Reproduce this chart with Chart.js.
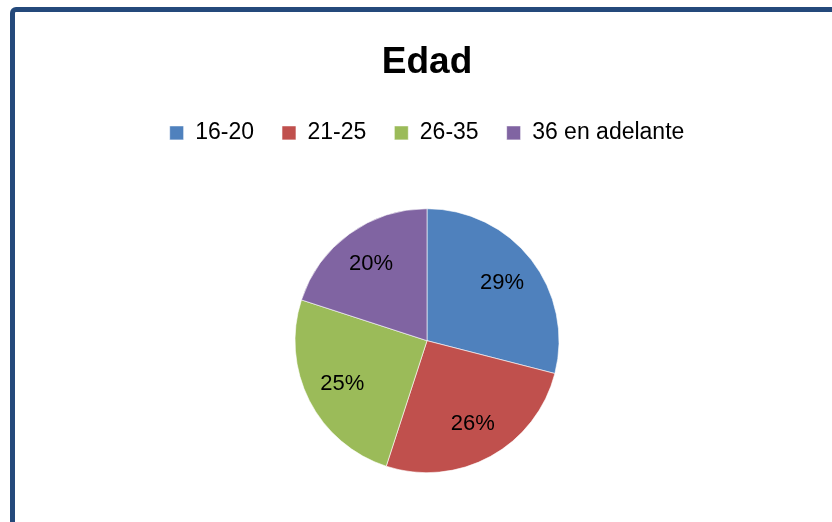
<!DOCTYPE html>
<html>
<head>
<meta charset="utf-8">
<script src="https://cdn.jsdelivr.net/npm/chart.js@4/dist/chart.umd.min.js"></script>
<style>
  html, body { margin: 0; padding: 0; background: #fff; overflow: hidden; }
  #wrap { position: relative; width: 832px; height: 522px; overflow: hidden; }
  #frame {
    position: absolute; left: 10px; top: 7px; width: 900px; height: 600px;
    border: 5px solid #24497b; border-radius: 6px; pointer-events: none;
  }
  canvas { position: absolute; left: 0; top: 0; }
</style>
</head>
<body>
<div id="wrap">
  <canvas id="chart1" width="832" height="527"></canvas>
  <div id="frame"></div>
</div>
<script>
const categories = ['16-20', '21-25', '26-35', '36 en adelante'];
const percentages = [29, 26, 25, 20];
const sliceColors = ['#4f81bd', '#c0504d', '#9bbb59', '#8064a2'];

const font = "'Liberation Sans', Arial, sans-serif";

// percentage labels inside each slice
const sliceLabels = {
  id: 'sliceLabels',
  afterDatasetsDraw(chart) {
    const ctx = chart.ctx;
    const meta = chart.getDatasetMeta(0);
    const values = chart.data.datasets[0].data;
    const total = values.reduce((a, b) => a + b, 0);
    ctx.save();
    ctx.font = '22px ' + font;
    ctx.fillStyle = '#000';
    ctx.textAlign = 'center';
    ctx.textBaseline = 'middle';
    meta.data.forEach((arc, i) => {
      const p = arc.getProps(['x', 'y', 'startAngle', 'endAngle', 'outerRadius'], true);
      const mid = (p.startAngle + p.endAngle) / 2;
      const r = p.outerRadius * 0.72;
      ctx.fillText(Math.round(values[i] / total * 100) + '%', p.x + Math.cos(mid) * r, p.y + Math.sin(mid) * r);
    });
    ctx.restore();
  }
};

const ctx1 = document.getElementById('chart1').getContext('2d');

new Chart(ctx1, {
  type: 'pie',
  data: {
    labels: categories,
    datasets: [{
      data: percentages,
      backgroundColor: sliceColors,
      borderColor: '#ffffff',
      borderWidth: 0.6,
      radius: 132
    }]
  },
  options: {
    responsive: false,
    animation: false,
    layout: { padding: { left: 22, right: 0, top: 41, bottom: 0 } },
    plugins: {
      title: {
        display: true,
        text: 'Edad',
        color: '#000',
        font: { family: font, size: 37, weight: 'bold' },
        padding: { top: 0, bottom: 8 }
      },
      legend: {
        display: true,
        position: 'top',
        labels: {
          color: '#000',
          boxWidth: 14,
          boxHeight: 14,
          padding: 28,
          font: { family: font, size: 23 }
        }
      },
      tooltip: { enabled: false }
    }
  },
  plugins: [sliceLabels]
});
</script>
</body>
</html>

Exercise directions: Output the lines above in full and exactly as given, omitting any pictures.

Right answer:
Reproduce this chart with Chart.js.
<!DOCTYPE html>
<html>
<head>
<meta charset="utf-8">
<script src="https://cdn.jsdelivr.net/npm/chart.js@4/dist/chart.umd.min.js"></script>
<style>
  html, body { margin: 0; padding: 0; background: #fff; overflow: hidden; }
  #wrap { position: relative; width: 832px; height: 522px; overflow: hidden; }
  #frame {
    position: absolute; left: 10px; top: 7px; width: 900px; height: 600px;
    border: 5px solid #24497b; border-radius: 6px; pointer-events: none;
  }
  canvas { position: absolute; left: 0; top: 0; }
</style>
</head>
<body>
<div id="wrap">
  <canvas id="chart1" width="832" height="527"></canvas>
  <div id="frame"></div>
</div>
<script>
const categories = ['16-20', '21-25', '26-35', '36 en adelante'];
const percentages = [29, 26, 25, 20];
const sliceColors = ['#4f81bd', '#c0504d', '#9bbb59', '#8064a2'];

const font = "'Liberation Sans', Arial, sans-serif";

// percentage labels inside each slice
const sliceLabels = {
  id: 'sliceLabels',
  afterDatasetsDraw(chart) {
    const ctx = chart.ctx;
    const meta = chart.getDatasetMeta(0);
    const values = chart.data.datasets[0].data;
    const total = values.reduce((a, b) => a + b, 0);
    ctx.save();
    ctx.font = '22px ' + font;
    ctx.fillStyle = '#000';
    ctx.textAlign = 'center';
    ctx.textBaseline = 'middle';
    meta.data.forEach((arc, i) => {
      const p = arc.getProps(['x', 'y', 'startAngle', 'endAngle', 'outerRadius'], true);
      const mid = (p.startAngle + p.endAngle) / 2;
      const r = p.outerRadius * 0.72;
      ctx.fillText(Math.round(values[i] / total * 100) + '%', p.x + Math.cos(mid) * r, p.y + Math.sin(mid) * r);
    });
    ctx.restore();
  }
};

const ctx1 = document.getElementById('chart1').getContext('2d');

new Chart(ctx1, {
  type: 'pie',
  data: {
    labels: categories,
    datasets: [{
      data: percentages,
      backgroundColor: sliceColors,
      borderColor: '#ffffff',
      borderWidth: 0.6,
      radius: 132
    }]
  },
  options: {
    responsive: false,
    animation: false,
    layout: { padding: { left: 22, right: 0, top: 41, bottom: 0 } },
    plugins: {
      title: {
        display: true,
        text: 'Edad',
        color: '#000',
        font: { family: font, size: 37, weight: 'bold' },
        padding: { top: 0, bottom: 8 }
      },
      legend: {
        display: true,
        position: 'top',
        labels: {
          color: '#000',
          boxWidth: 14,
          boxHeight: 14,
          padding: 28,
          font: { family: font, size: 23 }
        }
      },
      tooltip: { enabled: false }
    }
  },
  plugins: [sliceLabels]
});
</script>
</body>
</html>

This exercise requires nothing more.